* [WHAT IS BEING ASKED]:
Give back the full listing, character for character, with no pictures.

* [AVAILABLE DATA]:
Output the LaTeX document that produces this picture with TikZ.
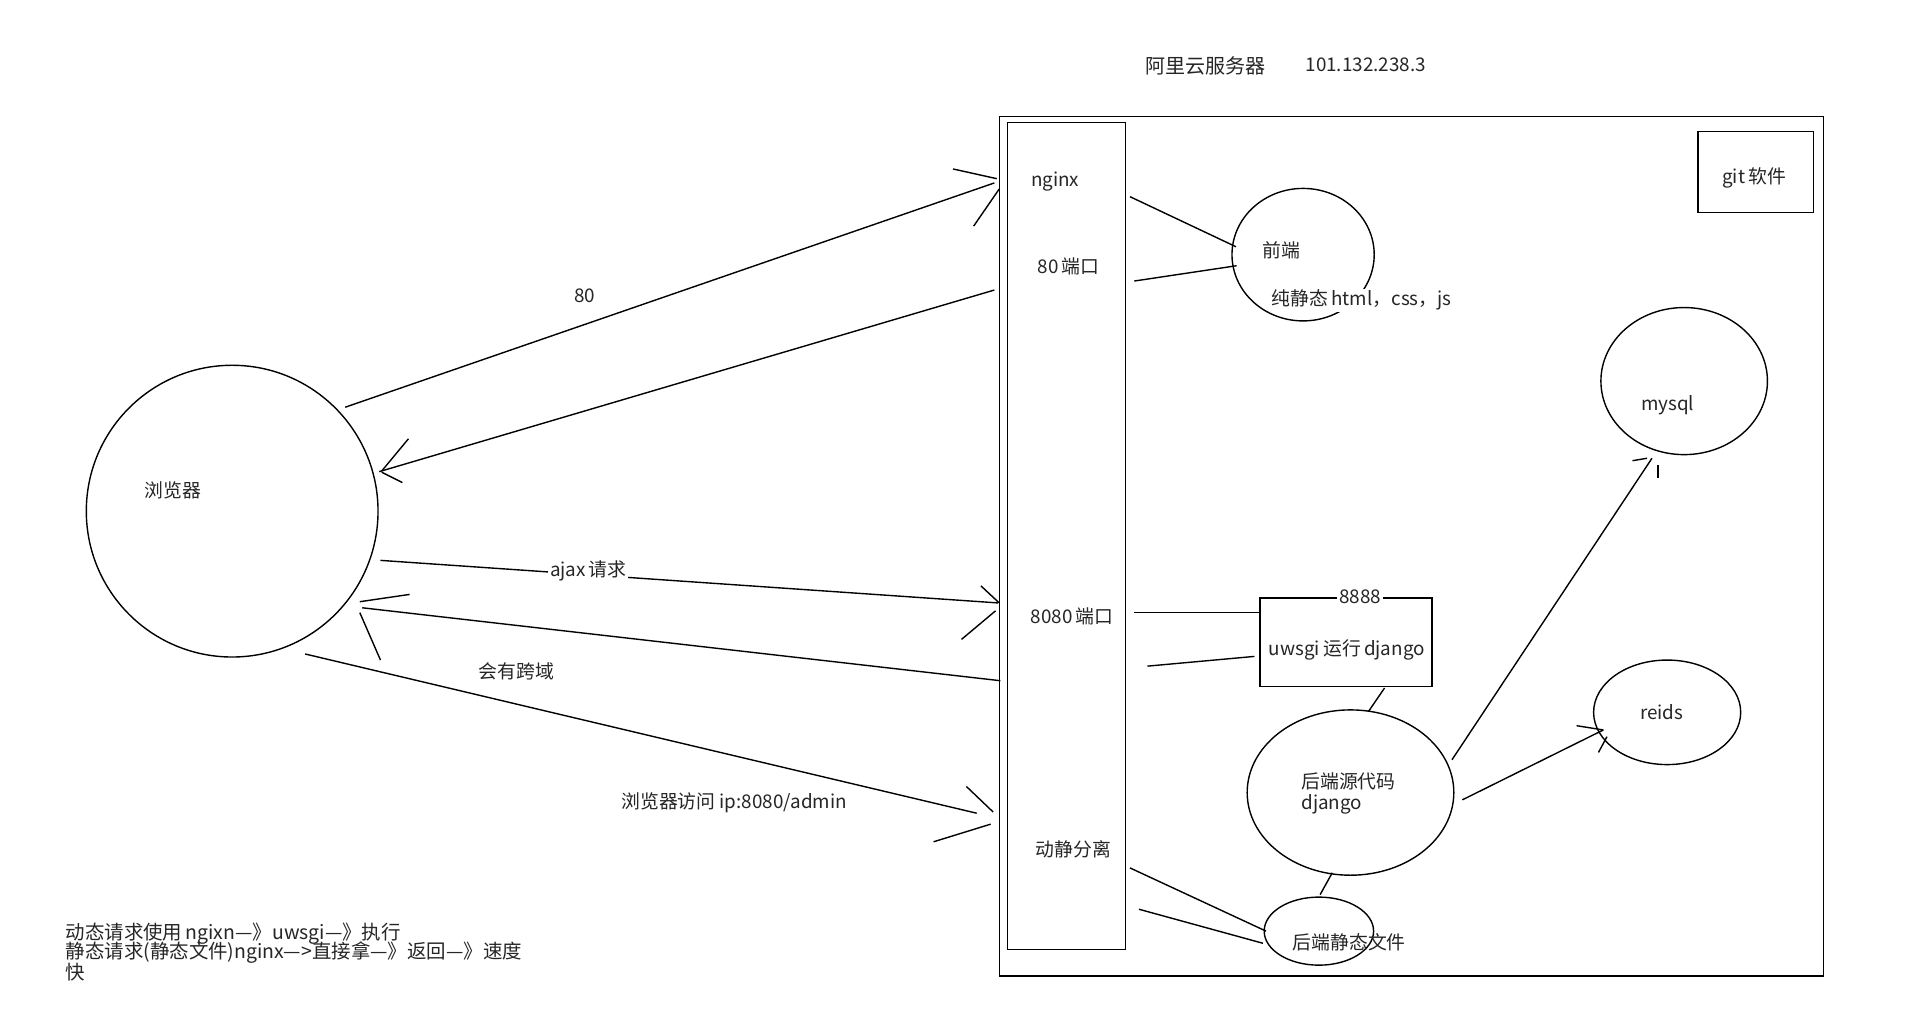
\documentclass[tikz,border=0pt]{standalone}
\usepackage{fontspec}
\setmainfont{Noto Sans CJK SC}
\usetikzlibrary{shapes.geometric}
\begin{document}
\begin{tikzpicture}[x=1pt,y=-1pt,line width=1.15pt,
  txt/.style={font=\fontsize{15.5}{17}\selectfont,inner sep=0pt,text=black!85},
  wtxt/.style={txt,fill=white,inner xsep=1.5pt,inner ysep=1pt},
  ell/.style={draw,ellipse,inner sep=0pt},
  boxr/.style={draw,rectangle,inner sep=0pt}]
\fill[white] (0,0) rectangle (1568,848);
\useasboundingbox (0,0) rectangle (1568,848);

% title
\node[txt,font=\fontsize{16.5}{18}\selectfont] (title) at (991.5,54) {阿里云服务器};
\node[txt,font=\fontsize{15.5}{17}\selectfont] (ip) at (1123.5,53) {101.132.238.3};

% server frame and nginx column
\node[boxr,minimum width=678,minimum height=707] (server) at (1161,449.5) {};
\node[boxr,minimum width=97,minimum height=680] (nginxcol) at (877.5,441) {};
\node[txt] (nginx) at (868,149) {nginx};
\node[txt] (p80) at (879,219) {80\,端口};
\node[txt] (p8080) at (882,507) {8080\,端口};
\node[txt] (dj) at (883,699) {动静分离};

% front end
\node[ell,minimum width=117,minimum height=109] (front) at (1072,209.5) {};
\node[txt] (frontt) at (1054,206) {前端};

% git
\node[boxr,minimum width=95,minimum height=67] (git) at (1444.5,141.5) {};
\node[txt] (gitt) at (1443,146) {git\,软件};

% mysql, reids
\node[ell,minimum width=137,minimum height=121] (mysql) at (1385.5,313.5) {};
\node[txt] (mysqlt) at (1372,333) {mysql};
\node[ell,minimum width=121,minimum height=86] (reids) at (1371.5,586) {};
\node[txt] (reidst) at (1367,586) {reids};

% uwsgi
\node[boxr,minimum width=141.5,minimum height=73] (uwsgi) at (1107.25,528.5) {};
\node[txt] (uwsgit) at (1108,535) {uwsgi\,运行\,django};

% django
\node[ell,minimum width=170,minimum height=136] (django) at (1111,652) {};
\node[txt,anchor=west] (djt1) at (1070,643) {后端源代码};
\node[txt,anchor=west] (djt2) at (1070,662) {django};

% static
\node[ell,minimum width=90,minimum height=56] (static) at (1085,766) {};

% browser
\node[draw,circle,minimum size=240,inner sep=0pt] (browser) at (191,420.5) {};
\node[txt] (browsert) at (142,403) {浏览器};

% coordinates for hand-drawn connectors
\coordinate (a1s) at (284,335);   \coordinate (a1e) at (818,150.5);
\coordinate (a1h1) at (784,139);  \coordinate (a1t1) at (820,147);
\coordinate (a1h2) at (801,186);  \coordinate (a1t2) at (822,155.5);

\coordinate (a2s) at (818,238.6); \coordinate (a2e) at (312,388);
\coordinate (a2h1) at (336,361);  \coordinate (a2t1) at (314,387.5);
\coordinate (a2h2) at (331,397);  \coordinate (a2t2) at (314,388.5);

\coordinate (a3s) at (313,461);   \coordinate (a3e) at (821,496);
\coordinate (a3h1) at (807,482);  \coordinate (a3t1) at (822,496);
\coordinate (a3h2) at (791,526);  \coordinate (a3t2) at (819,502.5);

\coordinate (a4s) at (823,560);   \coordinate (a4e) at (298,500);
\coordinate (a4h1) at (337,489);  \coordinate (a4t1) at (296,495);
\coordinate (a4h2) at (313,543);  \coordinate (a4t2) at (296,504);

\coordinate (a5s) at (251,538);   \coordinate (a5e) at (803.5,669);
\coordinate (a5h1) at (795,647);  \coordinate (a5t1) at (817,668);
\coordinate (a5h2) at (768,692.5);\coordinate (a5t2) at (815,678);

\coordinate (f1s) at (929.6,161.8); \coordinate (f1e) at (1016.8,203);
\coordinate (f2s) at (933.1,231.2); \coordinate (f2e) at (1017.3,218.6);

\coordinate (u1s) at (933,504);   \coordinate (u1e) at (1036.5,504);
\coordinate (u2s) at (944,548);   \coordinate (u2e) at (1032,540);
\coordinate (ud1) at (1139,566);  \coordinate (ud2) at (1126,585);
\coordinate (ds1) at (1096,718);  \coordinate (ds2) at (1086,736);
\coordinate (s1s) at (929.6,714); \coordinate (s1e) at (1041.5,766);
\coordinate (s2s) at (937,748);   \coordinate (s2e) at (1039,776);

\coordinate (m1s) at (1194.5,625); \coordinate (m1e) at (1359,377);
\coordinate (m1h1) at (1343,379);  \coordinate (m1t1) at (1355,377);
\coordinate (m1h2) at (1364,382.5);\coordinate (m1t2) at (1364,393);

\coordinate (r1s) at (1203,658);   \coordinate (r1e) at (1319,600.5);
\coordinate (r1h1) at (1297,597);  \coordinate (r1t1) at (1319,600.5);
\coordinate (r1h2) at (1315,619);  \coordinate (r1t2) at (1322,606);

% connectors
\draw (a1s) -- (a1e); \draw (a1h1) -- (a1t1); \draw (a1h2) -- (a1t2);
\draw (a2s) -- (a2e); \draw (a2h1) -- (a2t1); \draw (a2h2) -- (a2t2);
\draw (a3s) -- (a3e); \draw (a3h1) -- (a3t1); \draw (a3h2) -- (a3t2);
\draw (a4s) -- (a4e); \draw (a4h1) -- (a4t1); \draw (a4h2) -- (a4t2);
\draw (a5s) -- (a5e); \draw (a5h1) -- (a5t1); \draw (a5h2) -- (a5t2);
\draw (f1s) -- (f1e); \draw (f2s) -- (f2e);
\draw (u1s) -- (u1e); \draw (u2s) -- (u2e);
\draw (ud1) -- (ud2); \draw (ds1) -- (ds2);
\draw (s1s) -- (s1e); \draw (s2s) -- (s2e);
\draw (m1s) -- (m1e); \draw (m1h1) -- (m1t1); \draw (m1h2) -- (m1t2);
\draw (r1s) -- (r1e); \draw (r1h1) -- (r1t1); \draw (r1h2) -- (r1t2);

% labels (white-backed ones cover lines)
\node[wtxt,anchor=west] (fronts) at (1044,247) {纯静态\,html，css，js};
\node[wtxt,inner ysep=0pt] (p8888) at (1119,491) {8888};
\node[wtxt] (ajax) at (484,470) {ajax\,请求};
\node[txt] (l80) at (481,243) {80};
\node[txt] (cross) at (425,552) {会有跨域};
\node[txt] (admin) at (604,660) {浏览器访问 ip:8080/admin};
\node[txt] (statict) at (1110,775) {后端静态文件};

% note
\node[txt,anchor=west,font=\fontsize{16}{17}\selectfont] (note1) at (53.5,768) {动态请求使用\,ngixn—》uwsgi—》执行};
\node[txt,anchor=west,font=\fontsize{16}{17}\selectfont] (note2) at (53.5,784) {静态请求(静态文件)nginx—>直接拿—》返回—》速度};
\node[txt,anchor=west,font=\fontsize{16}{17}\selectfont] (note3) at (53.5,800) {快};
\end{tikzpicture}
\end{document}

* [OUTPUT FOR THIS TASK]:
Output the LaTeX document that produces this picture with TikZ.
\documentclass[tikz,border=0pt]{standalone}
\usepackage{fontspec}
\setmainfont{Noto Sans CJK SC}
\usetikzlibrary{shapes.geometric}
\begin{document}
\begin{tikzpicture}[x=1pt,y=-1pt,line width=1.15pt,
  txt/.style={font=\fontsize{15.5}{17}\selectfont,inner sep=0pt,text=black!85},
  wtxt/.style={txt,fill=white,inner xsep=1.5pt,inner ysep=1pt},
  ell/.style={draw,ellipse,inner sep=0pt},
  boxr/.style={draw,rectangle,inner sep=0pt}]
\fill[white] (0,0) rectangle (1568,848);
\useasboundingbox (0,0) rectangle (1568,848);

% title
\node[txt,font=\fontsize{16.5}{18}\selectfont] (title) at (991.5,54) {阿里云服务器};
\node[txt,font=\fontsize{15.5}{17}\selectfont] (ip) at (1123.5,53) {101.132.238.3};

% server frame and nginx column
\node[boxr,minimum width=678,minimum height=707] (server) at (1161,449.5) {};
\node[boxr,minimum width=97,minimum height=680] (nginxcol) at (877.5,441) {};
\node[txt] (nginx) at (868,149) {nginx};
\node[txt] (p80) at (879,219) {80\,端口};
\node[txt] (p8080) at (882,507) {8080\,端口};
\node[txt] (dj) at (883,699) {动静分离};

% front end
\node[ell,minimum width=117,minimum height=109] (front) at (1072,209.5) {};
\node[txt] (frontt) at (1054,206) {前端};

% git
\node[boxr,minimum width=95,minimum height=67] (git) at (1444.5,141.5) {};
\node[txt] (gitt) at (1443,146) {git\,软件};

% mysql, reids
\node[ell,minimum width=137,minimum height=121] (mysql) at (1385.5,313.5) {};
\node[txt] (mysqlt) at (1372,333) {mysql};
\node[ell,minimum width=121,minimum height=86] (reids) at (1371.5,586) {};
\node[txt] (reidst) at (1367,586) {reids};

% uwsgi
\node[boxr,minimum width=141.5,minimum height=73] (uwsgi) at (1107.25,528.5) {};
\node[txt] (uwsgit) at (1108,535) {uwsgi\,运行\,django};

% django
\node[ell,minimum width=170,minimum height=136] (django) at (1111,652) {};
\node[txt,anchor=west] (djt1) at (1070,643) {后端源代码};
\node[txt,anchor=west] (djt2) at (1070,662) {django};

% static
\node[ell,minimum width=90,minimum height=56] (static) at (1085,766) {};

% browser
\node[draw,circle,minimum size=240,inner sep=0pt] (browser) at (191,420.5) {};
\node[txt] (browsert) at (142,403) {浏览器};

% coordinates for hand-drawn connectors
\coordinate (a1s) at (284,335);   \coordinate (a1e) at (818,150.5);
\coordinate (a1h1) at (784,139);  \coordinate (a1t1) at (820,147);
\coordinate (a1h2) at (801,186);  \coordinate (a1t2) at (822,155.5);

\coordinate (a2s) at (818,238.6); \coordinate (a2e) at (312,388);
\coordinate (a2h1) at (336,361);  \coordinate (a2t1) at (314,387.5);
\coordinate (a2h2) at (331,397);  \coordinate (a2t2) at (314,388.5);

\coordinate (a3s) at (313,461);   \coordinate (a3e) at (821,496);
\coordinate (a3h1) at (807,482);  \coordinate (a3t1) at (822,496);
\coordinate (a3h2) at (791,526);  \coordinate (a3t2) at (819,502.5);

\coordinate (a4s) at (823,560);   \coordinate (a4e) at (298,500);
\coordinate (a4h1) at (337,489);  \coordinate (a4t1) at (296,495);
\coordinate (a4h2) at (313,543);  \coordinate (a4t2) at (296,504);

\coordinate (a5s) at (251,538);   \coordinate (a5e) at (803.5,669);
\coordinate (a5h1) at (795,647);  \coordinate (a5t1) at (817,668);
\coordinate (a5h2) at (768,692.5);\coordinate (a5t2) at (815,678);

\coordinate (f1s) at (929.6,161.8); \coordinate (f1e) at (1016.8,203);
\coordinate (f2s) at (933.1,231.2); \coordinate (f2e) at (1017.3,218.6);

\coordinate (u1s) at (933,504);   \coordinate (u1e) at (1036.5,504);
\coordinate (u2s) at (944,548);   \coordinate (u2e) at (1032,540);
\coordinate (ud1) at (1139,566);  \coordinate (ud2) at (1126,585);
\coordinate (ds1) at (1096,718);  \coordinate (ds2) at (1086,736);
\coordinate (s1s) at (929.6,714); \coordinate (s1e) at (1041.5,766);
\coordinate (s2s) at (937,748);   \coordinate (s2e) at (1039,776);

\coordinate (m1s) at (1194.5,625); \coordinate (m1e) at (1359,377);
\coordinate (m1h1) at (1343,379);  \coordinate (m1t1) at (1355,377);
\coordinate (m1h2) at (1364,382.5);\coordinate (m1t2) at (1364,393);

\coordinate (r1s) at (1203,658);   \coordinate (r1e) at (1319,600.5);
\coordinate (r1h1) at (1297,597);  \coordinate (r1t1) at (1319,600.5);
\coordinate (r1h2) at (1315,619);  \coordinate (r1t2) at (1322,606);

% connectors
\draw (a1s) -- (a1e); \draw (a1h1) -- (a1t1); \draw (a1h2) -- (a1t2);
\draw (a2s) -- (a2e); \draw (a2h1) -- (a2t1); \draw (a2h2) -- (a2t2);
\draw (a3s) -- (a3e); \draw (a3h1) -- (a3t1); \draw (a3h2) -- (a3t2);
\draw (a4s) -- (a4e); \draw (a4h1) -- (a4t1); \draw (a4h2) -- (a4t2);
\draw (a5s) -- (a5e); \draw (a5h1) -- (a5t1); \draw (a5h2) -- (a5t2);
\draw (f1s) -- (f1e); \draw (f2s) -- (f2e);
\draw (u1s) -- (u1e); \draw (u2s) -- (u2e);
\draw (ud1) -- (ud2); \draw (ds1) -- (ds2);
\draw (s1s) -- (s1e); \draw (s2s) -- (s2e);
\draw (m1s) -- (m1e); \draw (m1h1) -- (m1t1); \draw (m1h2) -- (m1t2);
\draw (r1s) -- (r1e); \draw (r1h1) -- (r1t1); \draw (r1h2) -- (r1t2);

% labels (white-backed ones cover lines)
\node[wtxt,anchor=west] (fronts) at (1044,247) {纯静态\,html，css，js};
\node[wtxt,inner ysep=0pt] (p8888) at (1119,491) {8888};
\node[wtxt] (ajax) at (484,470) {ajax\,请求};
\node[txt] (l80) at (481,243) {80};
\node[txt] (cross) at (425,552) {会有跨域};
\node[txt] (admin) at (604,660) {浏览器访问 ip:8080/admin};
\node[txt] (statict) at (1110,775) {后端静态文件};

% note
\node[txt,anchor=west,font=\fontsize{16}{17}\selectfont] (note1) at (53.5,768) {动态请求使用\,ngixn—》uwsgi—》执行};
\node[txt,anchor=west,font=\fontsize{16}{17}\selectfont] (note2) at (53.5,784) {静态请求(静态文件)nginx—>直接拿—》返回—》速度};
\node[txt,anchor=west,font=\fontsize{16}{17}\selectfont] (note3) at (53.5,800) {快};
\end{tikzpicture}
\end{document}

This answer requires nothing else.